The Zion Lodge complex was developed by the Utah Parks Company to provide lodging for tourists at Zion. The Utah Parks Company was owned by the Union Pacific Railroad, which had developed a strong relationship with Underwood. Underwood designed most of the structures in the lodge community using principles of rustic design favored by the National Park Service, a style that was developed and promoted, in part, by Underwood himself.

The district is centered on the Zion Lodge. Underwood's National Park Service Rustic style lodge burned in 1966 and was replaced by a prefabricated structure on the same foundation. A 1990 renovation added elements of Underwood's original design to the 1966 structure. The district includes:
- Female Dormitory Built in 1927 to Underwood's design, in the "studs out" style with wall framing exposed outside of the wall sheathing. The one story building measures approximately 36 ft by 69 ft, with a log-framed hipped roof. The entry porch features stone piers and heavy log roof construction.

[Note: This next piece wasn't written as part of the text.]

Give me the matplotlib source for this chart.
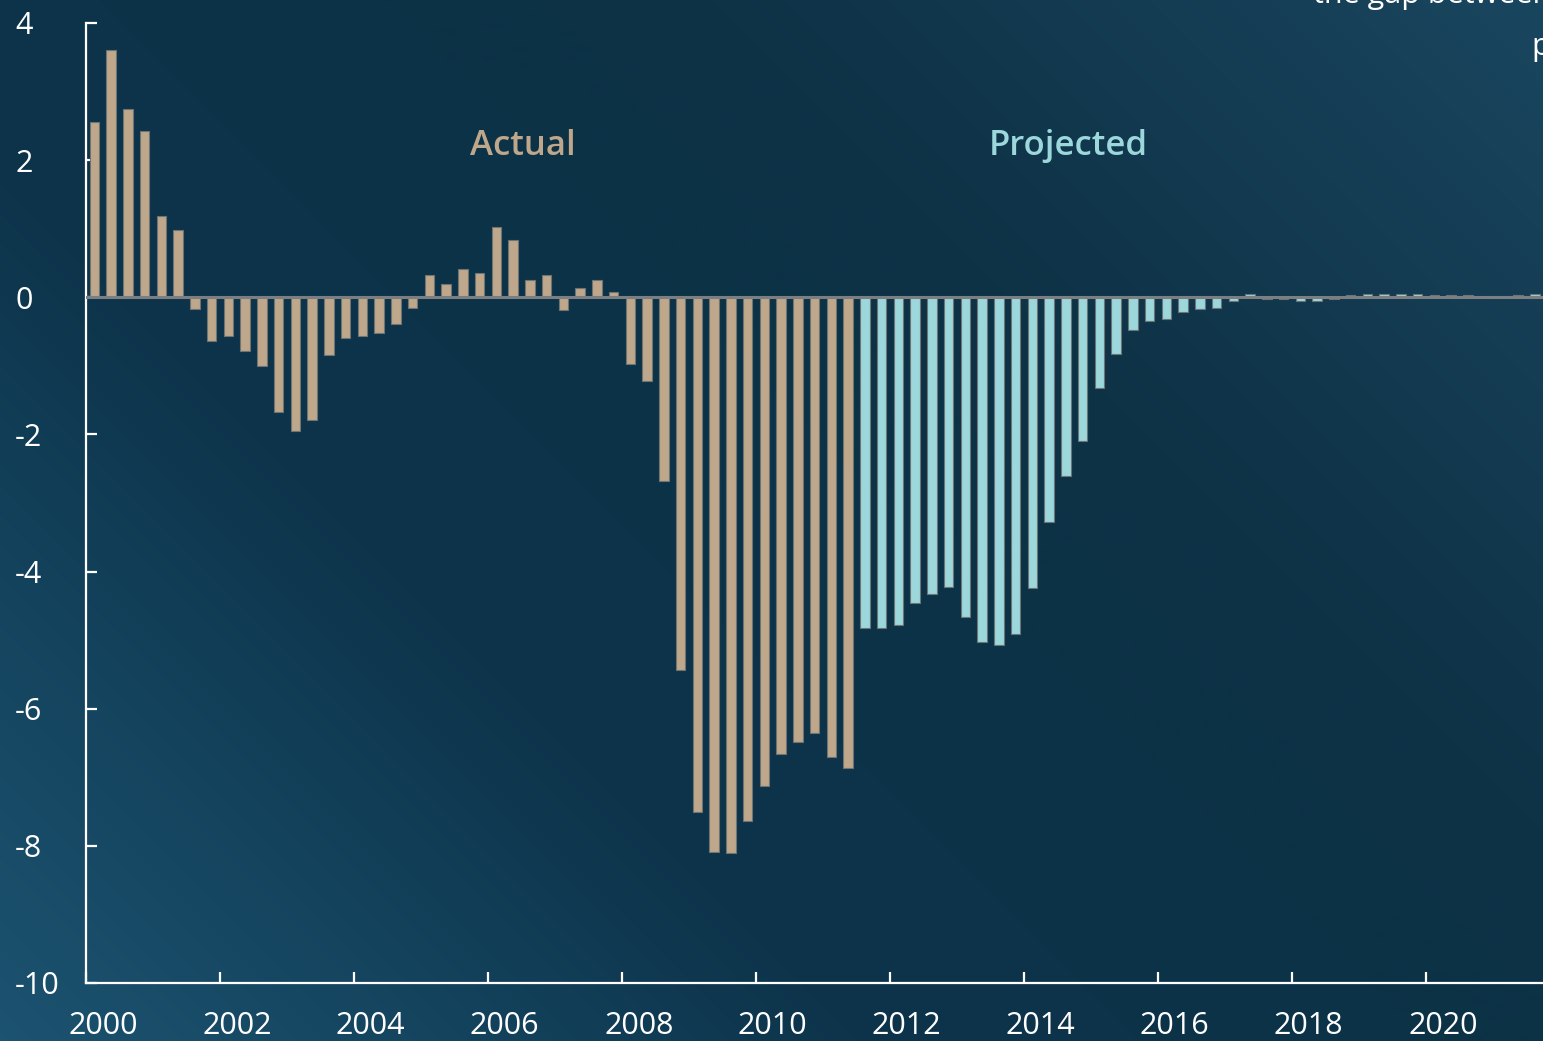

- Male Dormitory Built in 1937 as an enlarged version of the female dormitory in a manner sympathetic to Underwood's original design. The one story building measures approximately 36 ft by 112 ft.
- Standard Cabins Also known as "Pioneer Cabins" and "Frontier Cabins", built in the "studs out" style with an anticipated life expectancy of 20 years. The standard cabins were built beginning in 1925. In the 1940s small additions were made for bathrooms.
- Western Cabins Also known as "Deluxe Cabins, the duplex and quadruplex cabins built in a substantial manner with massive stone piers and fireplaces and open log truss ceilings. Infill walls are built in the studs out style. The Western Cabins were built beginning in 1927.